>> begin Task material

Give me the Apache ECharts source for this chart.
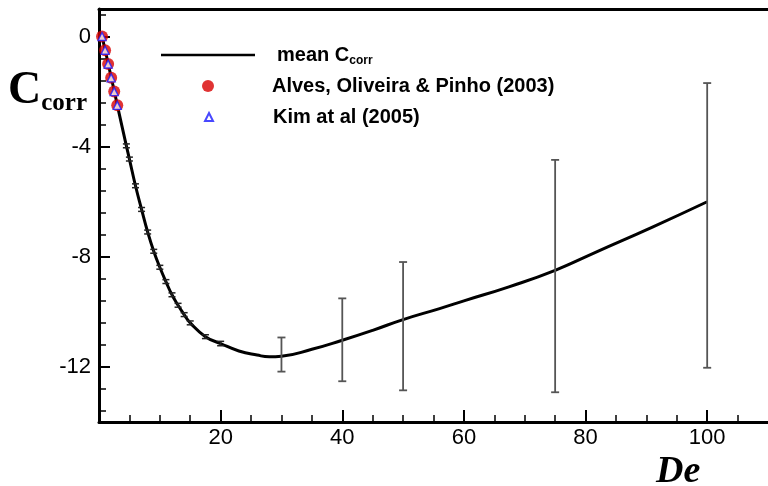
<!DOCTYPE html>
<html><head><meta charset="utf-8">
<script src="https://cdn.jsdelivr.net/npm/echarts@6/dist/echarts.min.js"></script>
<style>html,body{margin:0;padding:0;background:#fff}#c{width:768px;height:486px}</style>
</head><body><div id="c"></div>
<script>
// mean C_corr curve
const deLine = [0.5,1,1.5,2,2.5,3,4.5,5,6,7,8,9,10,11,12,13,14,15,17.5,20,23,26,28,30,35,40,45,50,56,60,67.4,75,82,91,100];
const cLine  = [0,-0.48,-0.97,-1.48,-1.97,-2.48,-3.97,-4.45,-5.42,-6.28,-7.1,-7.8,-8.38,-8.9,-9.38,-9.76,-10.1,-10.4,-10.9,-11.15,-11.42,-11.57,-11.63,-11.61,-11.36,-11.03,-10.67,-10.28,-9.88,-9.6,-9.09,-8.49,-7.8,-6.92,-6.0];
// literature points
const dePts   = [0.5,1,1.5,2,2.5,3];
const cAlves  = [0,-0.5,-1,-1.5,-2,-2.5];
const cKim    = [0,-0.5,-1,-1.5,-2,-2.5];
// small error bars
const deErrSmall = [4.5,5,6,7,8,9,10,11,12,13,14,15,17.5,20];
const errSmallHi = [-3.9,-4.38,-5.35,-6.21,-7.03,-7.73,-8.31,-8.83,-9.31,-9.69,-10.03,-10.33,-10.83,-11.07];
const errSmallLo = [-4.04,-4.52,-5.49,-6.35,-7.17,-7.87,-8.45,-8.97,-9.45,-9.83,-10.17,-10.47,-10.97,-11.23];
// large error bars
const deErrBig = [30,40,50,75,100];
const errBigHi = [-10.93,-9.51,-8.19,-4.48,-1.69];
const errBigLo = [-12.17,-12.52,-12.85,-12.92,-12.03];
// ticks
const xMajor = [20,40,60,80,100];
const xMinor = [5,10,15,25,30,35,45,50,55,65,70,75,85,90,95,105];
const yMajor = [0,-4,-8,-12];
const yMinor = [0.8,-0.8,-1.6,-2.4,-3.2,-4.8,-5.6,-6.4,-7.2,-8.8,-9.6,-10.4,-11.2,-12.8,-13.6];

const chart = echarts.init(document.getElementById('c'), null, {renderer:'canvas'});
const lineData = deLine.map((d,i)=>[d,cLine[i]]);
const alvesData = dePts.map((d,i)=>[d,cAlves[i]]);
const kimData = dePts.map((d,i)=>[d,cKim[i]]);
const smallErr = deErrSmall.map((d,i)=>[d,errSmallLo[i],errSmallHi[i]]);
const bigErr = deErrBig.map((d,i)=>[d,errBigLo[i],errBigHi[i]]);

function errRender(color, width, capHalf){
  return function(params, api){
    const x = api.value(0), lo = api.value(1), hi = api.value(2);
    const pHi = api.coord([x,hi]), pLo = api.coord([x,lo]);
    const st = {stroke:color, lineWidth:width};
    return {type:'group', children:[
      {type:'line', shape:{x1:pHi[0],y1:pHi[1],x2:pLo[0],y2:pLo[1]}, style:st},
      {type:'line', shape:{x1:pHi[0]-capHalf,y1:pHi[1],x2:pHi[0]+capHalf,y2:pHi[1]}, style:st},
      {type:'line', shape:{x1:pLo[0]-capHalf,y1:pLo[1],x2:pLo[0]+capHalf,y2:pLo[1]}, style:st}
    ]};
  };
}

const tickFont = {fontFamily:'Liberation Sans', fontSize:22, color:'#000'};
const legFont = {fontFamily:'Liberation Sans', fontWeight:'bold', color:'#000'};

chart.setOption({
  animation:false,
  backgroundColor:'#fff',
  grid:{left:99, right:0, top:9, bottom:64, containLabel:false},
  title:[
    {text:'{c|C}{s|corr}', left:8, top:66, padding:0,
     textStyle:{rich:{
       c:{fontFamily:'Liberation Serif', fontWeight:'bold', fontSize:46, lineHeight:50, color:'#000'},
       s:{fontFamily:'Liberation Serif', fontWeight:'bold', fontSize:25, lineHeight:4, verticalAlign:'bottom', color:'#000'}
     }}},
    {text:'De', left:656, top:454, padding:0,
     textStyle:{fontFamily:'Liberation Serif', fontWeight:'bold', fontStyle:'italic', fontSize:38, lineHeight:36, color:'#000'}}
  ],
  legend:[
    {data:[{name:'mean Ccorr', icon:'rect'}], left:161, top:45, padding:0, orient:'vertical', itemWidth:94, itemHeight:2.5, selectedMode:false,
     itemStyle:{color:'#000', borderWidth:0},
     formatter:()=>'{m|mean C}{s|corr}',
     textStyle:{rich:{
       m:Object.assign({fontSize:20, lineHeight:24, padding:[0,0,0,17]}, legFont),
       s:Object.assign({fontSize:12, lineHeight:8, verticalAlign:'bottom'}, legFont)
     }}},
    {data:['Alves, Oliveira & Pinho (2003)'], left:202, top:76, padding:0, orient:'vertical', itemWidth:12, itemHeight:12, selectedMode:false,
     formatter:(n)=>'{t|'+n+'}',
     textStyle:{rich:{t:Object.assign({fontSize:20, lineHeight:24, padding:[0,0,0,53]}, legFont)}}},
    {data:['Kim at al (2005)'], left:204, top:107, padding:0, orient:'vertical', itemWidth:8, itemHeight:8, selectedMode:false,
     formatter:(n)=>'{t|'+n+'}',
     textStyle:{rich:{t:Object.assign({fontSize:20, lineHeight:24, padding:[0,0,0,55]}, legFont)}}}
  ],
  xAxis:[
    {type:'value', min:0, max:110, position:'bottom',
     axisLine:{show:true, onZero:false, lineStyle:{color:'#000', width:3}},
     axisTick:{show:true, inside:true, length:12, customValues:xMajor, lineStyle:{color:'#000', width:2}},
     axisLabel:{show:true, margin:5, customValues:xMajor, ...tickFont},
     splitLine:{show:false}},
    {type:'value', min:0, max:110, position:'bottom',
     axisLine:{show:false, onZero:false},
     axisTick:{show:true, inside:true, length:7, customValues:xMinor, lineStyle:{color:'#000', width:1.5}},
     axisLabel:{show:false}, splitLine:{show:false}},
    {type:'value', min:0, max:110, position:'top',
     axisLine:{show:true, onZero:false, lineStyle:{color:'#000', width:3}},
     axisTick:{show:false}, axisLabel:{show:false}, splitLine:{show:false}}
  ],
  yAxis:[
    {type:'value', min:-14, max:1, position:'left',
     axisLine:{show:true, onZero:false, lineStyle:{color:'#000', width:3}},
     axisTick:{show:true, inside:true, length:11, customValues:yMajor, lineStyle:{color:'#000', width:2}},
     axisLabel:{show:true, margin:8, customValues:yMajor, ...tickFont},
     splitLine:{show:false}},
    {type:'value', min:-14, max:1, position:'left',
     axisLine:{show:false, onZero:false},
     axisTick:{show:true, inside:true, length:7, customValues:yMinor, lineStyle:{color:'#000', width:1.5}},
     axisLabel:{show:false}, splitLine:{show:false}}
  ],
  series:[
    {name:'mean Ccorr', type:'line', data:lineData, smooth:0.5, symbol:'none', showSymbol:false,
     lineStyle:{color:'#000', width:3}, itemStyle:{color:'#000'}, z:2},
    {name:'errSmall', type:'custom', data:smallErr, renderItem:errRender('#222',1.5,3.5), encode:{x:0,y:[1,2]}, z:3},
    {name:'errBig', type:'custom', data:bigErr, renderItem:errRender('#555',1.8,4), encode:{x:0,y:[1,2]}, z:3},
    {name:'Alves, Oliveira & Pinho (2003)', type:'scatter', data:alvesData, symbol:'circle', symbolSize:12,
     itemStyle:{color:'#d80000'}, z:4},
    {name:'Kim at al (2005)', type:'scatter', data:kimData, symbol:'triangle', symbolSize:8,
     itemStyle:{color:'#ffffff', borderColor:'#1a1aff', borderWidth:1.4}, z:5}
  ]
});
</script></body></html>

>> end Task material
>> begin Task material

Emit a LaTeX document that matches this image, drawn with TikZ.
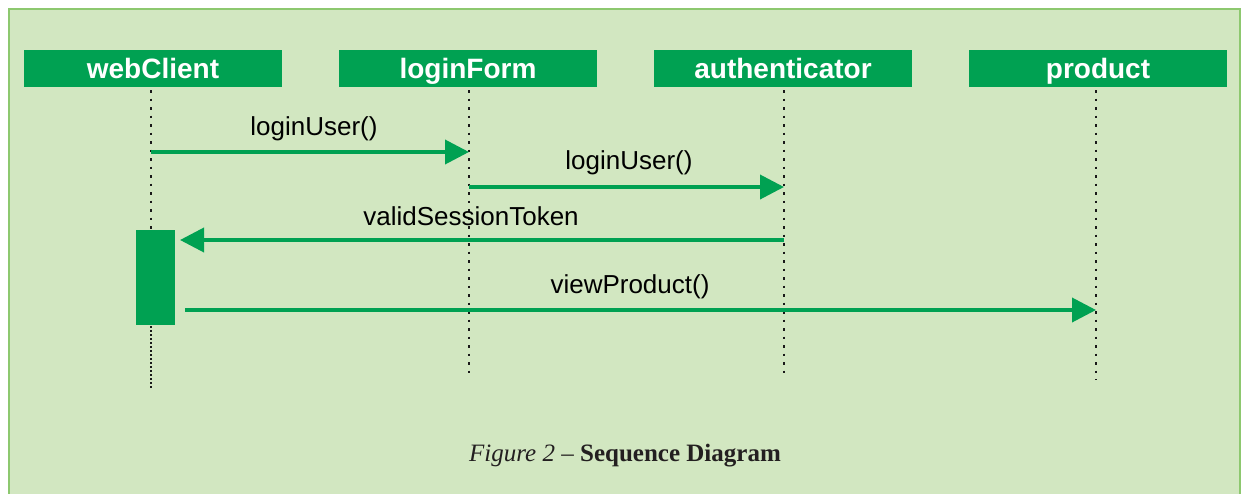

>> end Task material

## Instruction:
Look above for the line with "Give me the" and copy exactly from it through the line with "const bigErr = deErrBig.map((d,i)=>[d,errBigLo[i],errBigHi[i]]);", both included. Omit the pictures.

## Problem solution:
Give me the Apache ECharts source for this chart.
<!DOCTYPE html>
<html><head><meta charset="utf-8">
<script src="https://cdn.jsdelivr.net/npm/echarts@6/dist/echarts.min.js"></script>
<style>html,body{margin:0;padding:0;background:#fff}#c{width:768px;height:486px}</style>
</head><body><div id="c"></div>
<script>
// mean C_corr curve
const deLine = [0.5,1,1.5,2,2.5,3,4.5,5,6,7,8,9,10,11,12,13,14,15,17.5,20,23,26,28,30,35,40,45,50,56,60,67.4,75,82,91,100];
const cLine  = [0,-0.48,-0.97,-1.48,-1.97,-2.48,-3.97,-4.45,-5.42,-6.28,-7.1,-7.8,-8.38,-8.9,-9.38,-9.76,-10.1,-10.4,-10.9,-11.15,-11.42,-11.57,-11.63,-11.61,-11.36,-11.03,-10.67,-10.28,-9.88,-9.6,-9.09,-8.49,-7.8,-6.92,-6.0];
// literature points
const dePts   = [0.5,1,1.5,2,2.5,3];
const cAlves  = [0,-0.5,-1,-1.5,-2,-2.5];
const cKim    = [0,-0.5,-1,-1.5,-2,-2.5];
// small error bars
const deErrSmall = [4.5,5,6,7,8,9,10,11,12,13,14,15,17.5,20];
const errSmallHi = [-3.9,-4.38,-5.35,-6.21,-7.03,-7.73,-8.31,-8.83,-9.31,-9.69,-10.03,-10.33,-10.83,-11.07];
const errSmallLo = [-4.04,-4.52,-5.49,-6.35,-7.17,-7.87,-8.45,-8.97,-9.45,-9.83,-10.17,-10.47,-10.97,-11.23];
// large error bars
const deErrBig = [30,40,50,75,100];
const errBigHi = [-10.93,-9.51,-8.19,-4.48,-1.69];
const errBigLo = [-12.17,-12.52,-12.85,-12.92,-12.03];
// ticks
const xMajor = [20,40,60,80,100];
const xMinor = [5,10,15,25,30,35,45,50,55,65,70,75,85,90,95,105];
const yMajor = [0,-4,-8,-12];
const yMinor = [0.8,-0.8,-1.6,-2.4,-3.2,-4.8,-5.6,-6.4,-7.2,-8.8,-9.6,-10.4,-11.2,-12.8,-13.6];

const chart = echarts.init(document.getElementById('c'), null, {renderer:'canvas'});
const lineData = deLine.map((d,i)=>[d,cLine[i]]);
const alvesData = dePts.map((d,i)=>[d,cAlves[i]]);
const kimData = dePts.map((d,i)=>[d,cKim[i]]);
const smallErr = deErrSmall.map((d,i)=>[d,errSmallLo[i],errSmallHi[i]]);
const bigErr = deErrBig.map((d,i)=>[d,errBigLo[i],errBigHi[i]]);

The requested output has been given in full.